Top 10 Doomsday Songs
Need a list of the top doomsday songs to prepare yourself for the impending end of times? With the end of the world arriving Dec. 21, 2012, you should be musically prepared for these precious few hours we have left. There's no better way to go out than by blasting Ultimate Classic Rock's following list of the Top 10 Doomsday Songs:
It's fitting that we start this list with the last song ever recorded by the Beatles. In a way, the 'Abbey Road' track predicted the Fab Four's own doomsday. Thankfully, their music has lived on -- at least until the world ends. If 'The End' doesn't do the trick, try Paul McCartney and Wings' 'Live and Let Die' on for size. The track's hard guitars will prepare you for the apocalypse and the lyrics might even help you accept your unfortunate fate.

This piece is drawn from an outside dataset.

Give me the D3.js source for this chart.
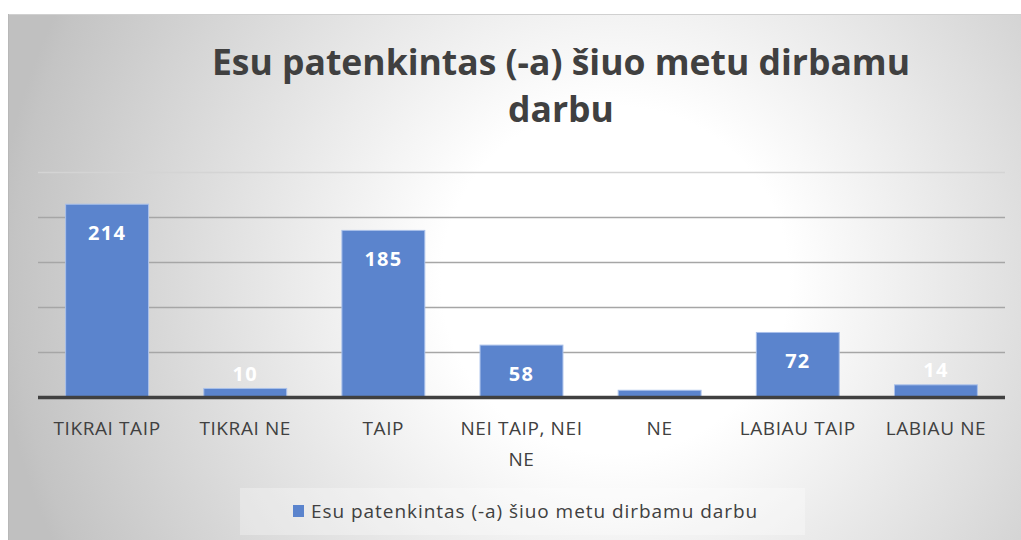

With religion playing a major role in this latest prediction of the apocalypse, U2's 'Until the End of the World' takes its rightful place on our list of doomsday songs. The track, off 'Achtung Baby,' finds Bono singing about the Last Supper, Judas' interaction with Jesus Christ before the latter's crucifixion, and Judas' own suicide. The haunting intro by the rhythm section and the Edge's ethereal guitar work help give the song an ominous vibe.
In this track off the Police's 'Zenyatta Mondatta,' Sting sings about making the best of the mundane things in life when the world is falling apart around you. In 1980, when the song was released, those everyday things that Sting mentioned included a VCR and an MCI multitrack tape recorder. In this day and age, it would probably be a Blu-ray player and an iPhone. Either way, none of those things are gonna help you once judgment day arrives.
No list of doomsday songs would be whole without a tune from Black Sabbath. And the Sabbath track that best prepares you for the apocalypse is the 'Master of Reality' cut 'After Forever.' The religious-themed song is addressed to people who question the existence of God, and asks the question of whether you will be saved or condemned at the End of Days. Having the words come from "Prince of Darkness" Ozzy Osbourne's mouth makes it even more sinister.
For those of you who think you can outrun the End of Days, you're gonna have to move pretty fast. And, since there's only one Arnold Schwarzenegger (and I think we all know where he's heading now), that means you're gonna have to 'Run Like Hell.' The track off Pink Floyd's 'The Wall' adds to the horror of it all with the sounds of angry mobs, loud screaming and heavy footsteps. Speaking of Schwarzenegger, didn't he also star in 'Terminator 2: Judgment Day'?
How appropriate is it that this song starts out with the tolling of a bell? Judgment day must be here, indeed. This track off AC/DC's mammoth album 'Back in Black' doesn't paint a pretty picture of your future, whatever's left of it, with lyrics like: "I won't take no prisoners, won't spare no lives / Nobody's putting up a fight / I got my bell, I'm gonna take you to hell / I'm gonna get you, Satan get you." Yikes, them's fighting words!
Possibly the most forthright doomsday song that's ever been written, this track off R.E.M.'s 'Document' starts out with four apocalyptic allusions (earthquake, birds, snakes and an airplane) and mentions such pleasantries as the Rapture, the Furies and bloodletting. But maybe it's Leonard Bernstein's ghost we have to fear the most. Perhaps, the late composer is gonna beat us to death with his conductor's baton? Can you clue us in, Michael Stipe?
At first you're all, "Oh, I have no reason to fear the Grim Reaper," but then you see the parentheses in the title, and you're all, "Dude, wait a second -- does that mean I should be afraid?" BÖC guitarist Donald 'Buck Dharma' Roeser, who wrote and sung the tune, has said the 'Agents of Fortune' track is actually a 'love song' and not a tune about murder-suicide that many thought it to be. Doesn't matter now, does it?
John Fogerty was inspired by the film 'The Devil and Daniel Webster' in writing this apocalyptic tune for Creedence Clearwater Revival's 'Green River' album. With lyrics like, "I hear hurricanes a-blowin' / I know the end is comin' soon" and "Hope you get your things together / Hope you are quite prepared to die," Fogerty doesn't give us much hope. Maybe we're better off with the misheard lyric "There's a bathroom on the right" than "There's a bad moon on the rise."
We began with the Beatles' 'The End' and we end with the Doors' 'The End.' Listening to Jim Morrison's haunting voice backed by the psychedelic sounds of his bandmates lets you know your time has come. And since it's the last song you'll ever hear, make sure you go with the full 12-minute version off the Doors' self-titled debut, or one of the 17-minute live renditions. That way you can squeeze a few extra minutes out of your time on Earth.